■ Problem details
Repeat the material exactly from its first line to the line that includes "ax.spines['bottom'].set_linewidth(1.6)". Skip pictures.

BEGIN Stored records

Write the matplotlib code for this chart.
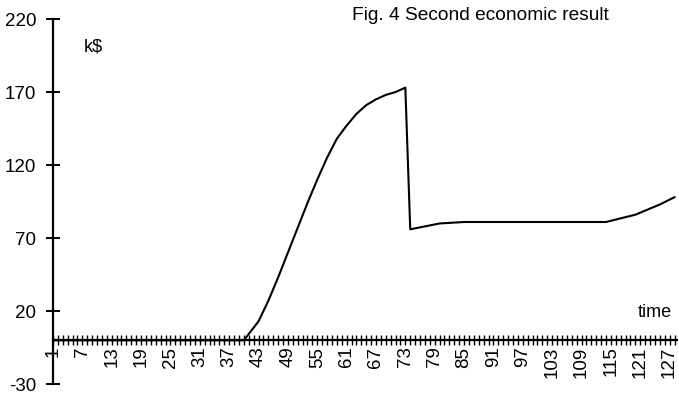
import matplotlib
matplotlib.use("Agg")
import matplotlib.pyplot as plt

plt.rcParams['font.family'] = ['Liberation Sans', 'DejaVu Sans']

# values (k$ vs time step)
time = [1, 40, 43, 45, 47, 49, 51, 53, 55, 57, 59, 61, 63, 65, 67, 69, 71, 73,
        74, 77, 80, 85, 114, 120, 125, 128]
result = [0, 0, 13, 27, 43, 60, 77, 94, 110, 125, 138, 147, 155, 161, 165, 168, 170, 173,
          76, 78, 80, 81, 81, 86, 93, 98]

x_labels = list(range(1, 128, 6))
y_ticks = [-30, 20, 70, 120, 170, 220]

fig = plt.figure(figsize=(6.79, 3.96), dpi=100)
ax = fig.add_axes([0.078, 0.030, 0.919, 0.922])

ax.plot(time, result, color='black', lw=1.5)

ax.set_xlim(1, 128.5)
ax.set_ylim(-30, 220)

ax.spines['top'].set_visible(False)
ax.spines['right'].set_visible(False)
ax.spines['bottom'].set_position(('data', 0))
ax.spines['left'].set_linewidth(1.6)
ax.spines['bottom'].set_linewidth(1.6)

ax.set_xticks(x_labels)
ax.set_xticklabels([str(v) for v in x_labels], rotation=90, fontsize=13.5)
ax.set_xticks(range(1, 129), minor=True)
ax.tick_params(axis='x', which='both', direction='inout', length=7, width=1, pad=1)

ax.set_yticks(y_ticks)
ax.set_yticklabels([str(v) for v in y_ticks], fontsize=13.5)
ax.tick_params(axis='y', direction='inout', length=10, width=1.4, pad=7)

ax.text(7.3, 201, 'k$', fontsize=13, ha='left', va='center')
ax.text(127.5, 19, 'time', fontsize=13, ha='right', va='center')
fig.text(0.518, 0.962, 'Fig. 4 Second economic result', fontsize=13.8, ha='left', va='center')

fig.savefig('out.png', dpi=100)
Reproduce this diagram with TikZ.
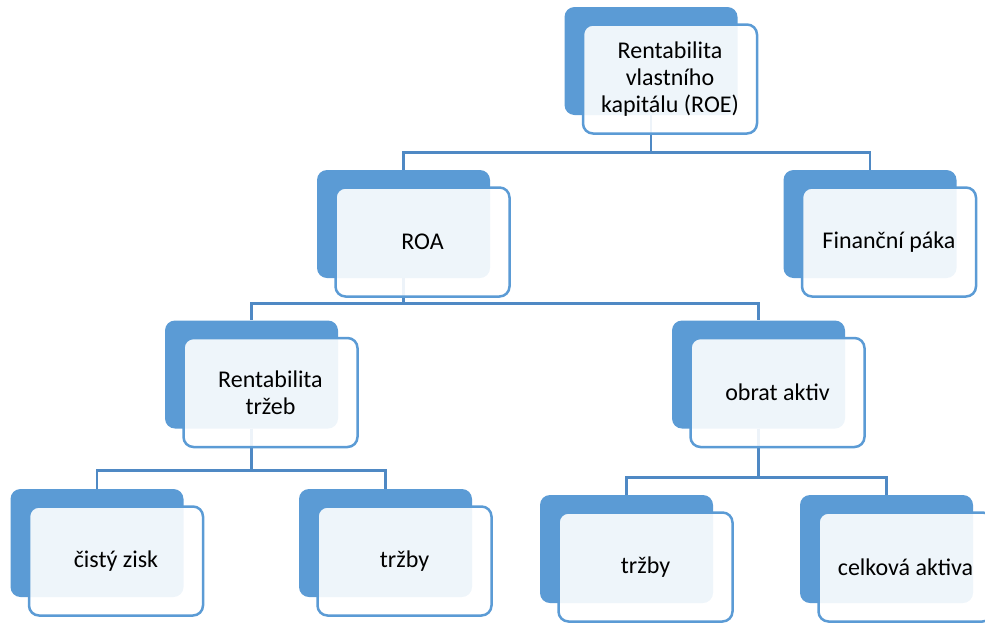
\documentclass[tikz,border=0pt]{standalone}
\usepackage{fontspec}
\setmainfont{Carlito}
\usepackage{tikz}

\definecolor{boxblue}{HTML}{5B9BD5}
\definecolor{lineblue}{HTML}{4F89C4}

\begin{document}
\begin{tikzpicture}[x=1pt, y=-1pt,
    back/.style = {fill=boxblue, rounded corners=10pt, minimum width=173pt, minimum height=108pt, inner sep=0pt},
    front/.style = {draw=boxblue, line width=2.5pt, fill=white, fill opacity=0.9, text opacity=1, rounded corners=10pt,
                    minimum width=174pt, minimum height=109pt, inner sep=0pt, align=center,
                    font=\fontsize{24}{27}\selectfont, text=black},
    conn/.style = {draw=lineblue, line width=2.7pt}]
    \useasboundingbox (0,0) rectangle (985,622);

    \node[back] (roeb) at (651,61) {};
    \node[back] (roab) at (403.5,224) {};
    \node[back] (finb) at (870,224) {};
    \node[back] (rtb) at (251.5,374.5) {};
    \node[back] (oab) at (758.5,374.5) {};
    \node[back] (czb) at (97,543) {};
    \node[back] (tr1b) at (385.5,543) {};
    \node[back] (tr2b) at (626.5,549) {};
    \node[back] (cab) at (886.5,549) {};

\draw[conn] (roeb.south) -- ++(0,37) -| (roab.north);
\draw[conn] (roeb.south) -- ++(0,37) -| (finb.north);
\draw[conn] (roab.south) -- ++(0,25) -| (rtb.north);
\draw[conn] (roab.south) -- ++(0,25) -| (oab.north);
\draw[conn] (rtb.south) -- ++(0,42) -| (czb.north);
\draw[conn] (rtb.south) -- ++(0,42) -| (tr1b.north);
\draw[conn] (oab.south) -- ++(0,49) -| (tr2b.north);
\draw[conn] (oab.south) -- ++(0,49) -| (cab.north);

    \node[front] (roe) at ([shift={(19,18)}]roeb) {Rentabilita\\vlastního\\kapitálu (ROE)};
    \node[front] (roa) at ([shift={(19,18)}]roab) {ROA};
    \node[front] (fin) at ([shift={(19,18)}]finb) {Finanční páka};
    \node[front] (rt) at ([shift={(19,18)}]rtb) {Rentabilita\\tržeb};
    \node[front] (oa) at ([shift={(19,18)}]oab) {obrat aktiv};
    \node[front] (cz) at ([shift={(19,18)}]czb) {čistý zisk};
    \node[front] (tr1) at ([shift={(19,18)}]tr1b) {tržby};
    \node[front] (tr2) at ([shift={(19,18)}]tr2b) {tržby};
    \node[front] (ca) at ([shift={(19,18)}]cab) {celková aktiva};
\end{tikzpicture}
\end{document}
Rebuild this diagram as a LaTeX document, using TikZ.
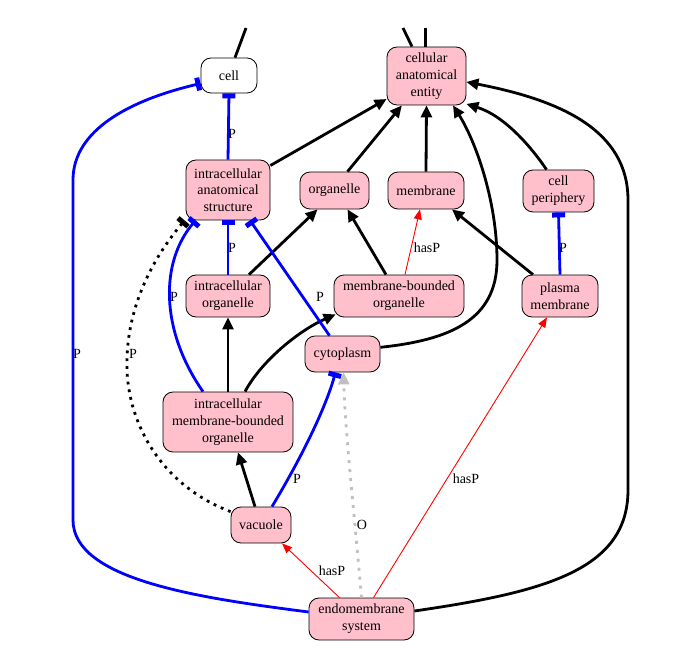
\documentclass[tikz,border=0pt]{standalone}
\usepackage{fontspec}
\setmainfont{Liberation Serif}
\usetikzlibrary{arrows.meta,calc}
\definecolor{pinkfill}{HTML}{FFC0CB}
\definecolor{edgegray}{HTML}{C0C0C0}
\tikzset{
  x=1pt, y=-1pt,
  box/.style={draw=black, line width=0.8pt, fill=pinkfill, rounded corners=10pt,
    align=center, inner sep=0pt, font=\fontsize{14}{16.7}\selectfont},
  whitebox/.style={box, fill=white},
  lbl/.style={inner sep=0pt, font=\fontsize{14}{16.7}\selectfont},
  blk/.style={draw=black, line width=2.8pt, -{Triangle[length=12pt,width=11pt]}},
  blkplain/.style={draw=black, line width=2.8pt},
  teeb/.style={draw=blue, line width=2.8pt, -{Rectangle[length=5pt,width=13pt]}},
  redarr/.style={draw=red, line width=0.9pt, -{Triangle[length=10pt,width=8pt]}},
  dotblk/.style={draw=black, line width=2.8pt, dash pattern=on 2.8pt off 5pt, -{Rectangle[length=5pt,width=13pt]}},
  dotgray/.style={draw=edgegray, line width=2.8pt, dash pattern=on 3pt off 6pt, -{Triangle[length=12pt,width=11pt]}},
}
\begin{document}
\begin{tikzpicture}
\useasboundingbox (0,0) rectangle (697,647);
% nodes
\node[whitebox, minimum width=56pt, minimum height=35pt] (cell) at (229,75.5) {cell};
\node[box, minimum width=79pt, minimum height=58pt] (cae) at (426.5,76) {cellular\\anatomical\\entity};
\node[box, minimum width=84pt, minimum height=60pt] (ias) at (228,190) {intracellular\\anatomical\\structure};
\node[box, minimum width=69pt, minimum height=37pt] (org) at (334.5,190.5) {organelle};
\node[box, minimum width=76pt, minimum height=37pt] (mem) at (426,190.5) {membrane};
\node[box, minimum width=71pt, minimum height=42pt] (cp) at (558.5,191) {cell\\periphery};
\node[box, minimum width=84pt, minimum height=42pt] (io) at (228,296) {intracellular\\organelle};
\node[box, minimum width=130pt, minimum height=42pt] (mbo) at (399,296) {membrane-bounded\\organelle};
\node[box, minimum width=76pt, minimum height=42pt] (pm) at (560,296) {plasma\\membrane};
\node[box, minimum width=75pt, minimum height=36pt] (cyto) at (342.5,354) {cytoplasm};
\node[box, minimum width=130pt, minimum height=60pt] (imbo) at (228,422) {intracellular\\membrane-bounded\\organelle};
\node[box, minimum width=60pt, minimum height=36pt] (vac) at (261,525) {vacuole};
\node[box, minimum width=105pt, minimum height=42pt] (emb) at (361.5,619) {endomembrane\\system};

% cut-off edges at top
\coordinate (top1) at (246,28);
\coordinate (top2) at (403,28);
\coordinate (top3) at (425.5,28);
\draw[blkplain] (top1) -- ($(cell.north)+(6,0)$);
\draw[blkplain] (top2) -- ($(cae.north)+(-14.5,0)$);
\draw[blkplain] (top3) -- ($(cae.north)+(-1,0)$);

% is_a edges (black)
\draw[blk] (ias.30) -- (cae.-150);
\draw[blk] ($(org.north)+(13,0)$) -- (cae.-130);
\draw[blk] (mem.north) -- (cae.south);
\draw[blk] ($(cp.north)+(-12,0)$) .. controls (532,148) and (505,116) .. (cae.-35);
\draw[blk] (cyto.10) .. controls (450,340) and (497,320) .. (497,260) .. controls (497,200) and (475,140) .. (cae.-48);
\draw[blk] ($(emb.east)+(0,-8)$) .. controls (545,592) and (628,570) .. (628,490) -- (628,200) .. controls (628,130) and (560,100) .. ($(cae.east)+(0,6)$);
\draw[blk] ($(io.north)+(21,0)$) -- ($(org.south)+(-17,0)$);
\draw[blk] ($(mbo.north)+(-13,0)$) -- ($(org.south)+(13,0)$);
\draw[blk] ($(pm.north)+(-27,0)$) -- ($(mem.south)+(26,0)$);
\draw[blk] (imbo.north) -- (io.south);
\draw[blk] ($(imbo.north)+(17,0)$) .. controls (262,360) and (300,330) .. ($(mbo.south west)+(2,-3)$);
\draw[blk] ($(vac.north)+(-6,0)$) -- ($(imbo.south)+(10,0)$);

% part_of edges (blue)
\draw[teeb] (ias.north) -- (cell.south);
\draw[teeb] (io.north) -- (ias.south);
\draw[teeb] (pm.north) -- (cp.south);
\draw[teeb] ($(cyto.north)+(-13,0)$) -- ($(ias.south)+(22,0)$);
\draw[teeb] ($(imbo.north)+(-25,0)$) .. controls (160,330) and (160,262) .. ($(ias.south west)+(10,0)$);
\draw[teeb] ($(vac.north)+(11,0)$) .. controls (300,460) and (325,410) .. ($(cyto.south)+(-7,0)$);
\draw[teeb] ($(emb.west)+(0,-7)$) .. controls (200,598) and (73,580) .. (73,520) -- (73,180) .. controls (73,130) and (130,100) .. ($(cell.west)+(0,8)$);

% dotted part_of
\draw[dotblk] ($(vac.north west)+(0,5)$) .. controls (160,485) and (125,420) .. (127,360) .. controls (128,300) and (158,252) .. ($(ias.south west)+(-1,0)$);

% has_part (red)
\draw[redarr] ($(mbo.north)+(6,0)$) -- ($(mem.south)+(-6,0)$);
\draw[redarr] ($(emb.north)+(-22,0)$) -- ($(vac.south)+(21,0)$);
\draw[redarr] ($(emb.north)+(12,0)$) -- ($(pm.south)+(-13,0)$);

% overlaps (gray dotted)
\draw[dotgray] (emb.north) .. controls (354,510) and (345,430) .. ($(cyto.south)+(1,0)$);

% labels
\node[lbl] (l1) at (232,134) {P};
\node[lbl] (l2) at (232,248) {P};
\node[lbl] (l3) at (174,297) {P};
\node[lbl] (l4) at (320,297) {P};
\node[lbl] (l5) at (427,248) {hasP};
\node[lbl] (l6) at (563,248) {P};
\node[lbl] (l7) at (133,354) {P};
\node[lbl] (l8) at (77,354) {P};
\node[lbl] (l9) at (297,479) {P};
\node[lbl] (l10) at (362,525) {O};
\node[lbl] (l11) at (332,571) {hasP};
\node[lbl] (l12) at (466,479) {hasP};
\end{tikzpicture}
\end{document}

END Stored records

■ The solution
Write the matplotlib code for this chart.
import matplotlib
matplotlib.use("Agg")
import matplotlib.pyplot as plt

plt.rcParams['font.family'] = ['Liberation Sans', 'DejaVu Sans']

# values (k$ vs time step)
time = [1, 40, 43, 45, 47, 49, 51, 53, 55, 57, 59, 61, 63, 65, 67, 69, 71, 73,
        74, 77, 80, 85, 114, 120, 125, 128]
result = [0, 0, 13, 27, 43, 60, 77, 94, 110, 125, 138, 147, 155, 161, 165, 168, 170, 173,
          76, 78, 80, 81, 81, 86, 93, 98]

x_labels = list(range(1, 128, 6))
y_ticks = [-30, 20, 70, 120, 170, 220]

fig = plt.figure(figsize=(6.79, 3.96), dpi=100)
ax = fig.add_axes([0.078, 0.030, 0.919, 0.922])

ax.plot(time, result, color='black', lw=1.5)

ax.set_xlim(1, 128.5)
ax.set_ylim(-30, 220)

ax.spines['top'].set_visible(False)
ax.spines['right'].set_visible(False)
ax.spines['bottom'].set_position(('data', 0))
ax.spines['left'].set_linewidth(1.6)
ax.spines['bottom'].set_linewidth(1.6)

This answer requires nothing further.